A judge found police officer Edward M. Nero not guilty of four criminal counts in the case of Freddie Gray, whose death last year in police custody sparked riots and widespread anger in the city.
The decision by Judge Barry G. Williams, announced Monday in a packed courtroom, is the first verdict reached in the Gray case. Nero is the second of six Baltimore police officers to face trial on charges related to Gray’s arrest and subsequent death. The first officer’s trial ended in a hung jury.
The verdict came after a trial held over six days. Nero had opted for a bench trial rather than have his case heard in front of a jury.
Nero, 30, was one of six Baltimore officers to face charges in the case of Gray, who died in police custody a week after suffering injuries in the back of a police van.
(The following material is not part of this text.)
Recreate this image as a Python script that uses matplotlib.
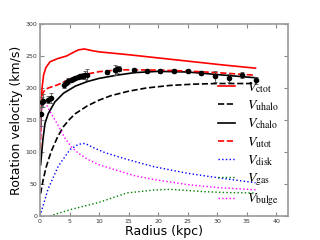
import numpy as np
import matplotlib
matplotlib.use("Agg")
import matplotlib.pyplot as plt

plt.rcParams['mathtext.fontset'] = 'stix'

# observed rotation curve
r_obs = [0.15, 0.3, 0.55, 1.3, 1.8, 4.0, 4.4, 4.8, 5.2, 5.6, 6.0, 6.4, 6.8, 7.2, 7.6, 8.0,
         11.3, 12.7, 13.0, 13.4, 15.9, 18.2, 20.4, 22.7, 25.0, 27.3, 29.7, 32.0, 34.2, 36.5]
v_obs = [160, 178, 180, 182, 184, 205, 208, 211, 213, 214, 216, 217, 218, 219, 220, 221,
         225, 228, 229, 230, 228, 227, 227, 227, 227, 223, 218, 216, 220, 212]
e_obs = [20, 8, 10, 6, 8, 5, 4, 4, 3, 3, 3, 3, 4, 5, 6, 8,
         3, 8, 6, 4, 3, 3, 3, 3, 3, 3, 9, 6, 5, 5]

# model curves
r_ctot = [0.05, 0.2, 0.35, 0.6, 1.0, 1.7, 3.0, 4.5, 5.5, 6.5, 7.5, 9.0, 10.0, 15.0, 20.0, 26.0, 31.0, 36.5]
v_ctot = [130, 175, 200, 220, 232, 241, 246, 250, 255, 259.5, 261, 258, 256.5, 252, 247, 241, 236, 231]

r_uhalo = [0.1, 0.5, 1.0, 1.5, 2.0, 3.0, 4.0, 5.0, 6.0, 8.0, 10.0, 12.0, 15.0, 18.0, 22.0, 26.0, 30.0, 36.5]
v_uhalo = [35, 55, 75, 90, 103, 124, 140, 151, 160, 172, 181, 188, 195, 200, 204, 206, 207, 207]

r_chalo = [0.1, 0.5, 0.85, 1.4, 2.5, 4.0, 6.0, 8.0, 10.0, 13.0, 16.0, 20.0, 25.0, 30.0, 36.5]
v_chalo = [80, 120, 145, 160, 178, 192, 203, 210, 215, 220, 224, 226, 225, 221, 216]

r_utot = [0.05, 0.2, 0.4, 0.8, 1.4, 3.0, 5.3, 7.0, 10.0, 13.5, 20.0, 25.0, 30.0, 36.5]
v_utot = [105, 160, 190, 197, 200, 205, 215, 220, 225.5, 228.5, 228, 226.5, 224, 220]

r_disk = [0.0, 1.36, 3.1, 5.1, 6.5, 7.6, 9.0, 11.0, 14.7, 19.3, 25.0, 30.7, 36.5]
v_disk = [0, 42, 78, 104, 112, 113.5, 107, 99, 88.5, 77, 66.7, 59, 52]

r_gas = [1.65, 5.3, 9.9, 14.7, 19.3, 22.1, 27.8, 32.0, 36.5]
v_gas = [0, 10.4, 21, 36, 40.6, 41.7, 38, 36.5, 36]

r_bulge = [0.1, 0.3, 0.7, 1.2, 2.0, 3.0, 4.2, 5.3, 6.5, 8.2, 10.0, 13.5, 16.0, 19.3, 25.0, 30.7, 36.5]
v_bulge = [120, 170, 180, 172, 158, 143, 122, 108, 98, 88, 80, 70, 63, 57, 49, 44, 41]

fig = plt.figure(figsize=(3.2, 2.4), dpi=100)
ax = fig.add_axes([0.125, 0.1, 0.775, 0.8])

ax.errorbar(r_obs, v_obs, yerr=e_obs, fmt='o', color='k', ms=3, ecolor='#555555',
            elinewidth=0.6, capsize=1.5, capthick=0.6, zorder=5)
ax.plot(r_ctot, v_ctot, '-', color='red', lw=1.2, label=r'$V_{\rm ctot}$')
ax.plot(r_uhalo, v_uhalo, '--', color='k', lw=1.2, label=r'$V_{\rm uhalo}$')
ax.plot(r_chalo, v_chalo, '-', color='k', lw=1.2, label=r'$V_{\rm chalo}$')
ax.plot(r_utot, v_utot, '--', color='red', lw=1.2, label=r'$V_{\rm utot}$')
ax.plot(r_disk, v_disk, ':', color='blue', lw=1.0, label=r'$V_{\rm disk}$')
ax.plot(r_gas, v_gas, ':', color='green', lw=1.0, label=r'$V_{\rm gas}$')
ax.plot(r_bulge, v_bulge, ':', color='magenta', lw=1.0, label=r'$V_{\rm bulge}$')

ax.set_xlim(0, 42)
ax.set_ylim(0, 300)
ax.set_xticks(np.arange(0, 41, 5))
ax.set_yticks(np.arange(0, 301, 50))
ax.tick_params(direction='in', top=True, right=True, labelsize=4.5,
               labelcolor='#333333', color='#888888', length=3, width=0.8, pad=2)
for s in ax.spines.values():
    s.set_color('#999999')
    s.set_linewidth(1.2)

ax.set_xlabel('Radius (kpc)', fontsize=9, labelpad=1)
ax.set_ylabel('Rotation velocity (km/s)', fontsize=9, labelpad=2)

ax.legend(loc='upper left', bbox_to_anchor=(0.69, 0.745), frameon=False, fontsize=10,
          handlelength=1.2, handletextpad=0.85, labelspacing=0.25, borderpad=0)

fig.savefig('out.png', dpi=100)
Gray’s death sparked rioting and arson in Baltimore and brought additional scrutiny to the deaths of young black men at the hands of police officers across the country.
Nero was acquitted of second-degree assault, reckless endangerment and two counts of misconduct in office.
Gray was arrested April 12, 2015 and then placed in the back of a police van with his hands cuffed behind his back and his legs shackled. Prosecutors say that Gray suffered a neck injury and lost consciousness as he was being transported in the van. He died about a week later without ever regaining consciousness.
The prosecution has argued that Nero had no probable cause for arresting Gray, 25, after a chase in Gray’s West Baltimore neighborhood and that the very act of arresting him amounted to an assault.
An “arrest without a justification” is how Baltimore Deputy State’s Attorney Janice Bledsoe described Nero’s actions in her closing argument Thursday before a packed courtroom.
Prosecutors also argued that Nero failed to put Gray in a seat belt in the back of the police van, a decision that put Gray in jeopardy.
“Officer Nero knew what the risks were to put him in a wagon unrestrained,” Bledsoe said in her closing argument. “He could be thrown around the wagon like a pinball, just going back and forth, back and forth.”
Nero’s attorney, Marc Zayon, said that the state failed to prove any of its charges “beyond a reasonable doubt” and said that his client had acted as any reasonable Baltimore police officer would in his involvement with Gray.
The standard on which Nero should be judged, he told the judge, is: “What would a reasonable officer similarly situated do?”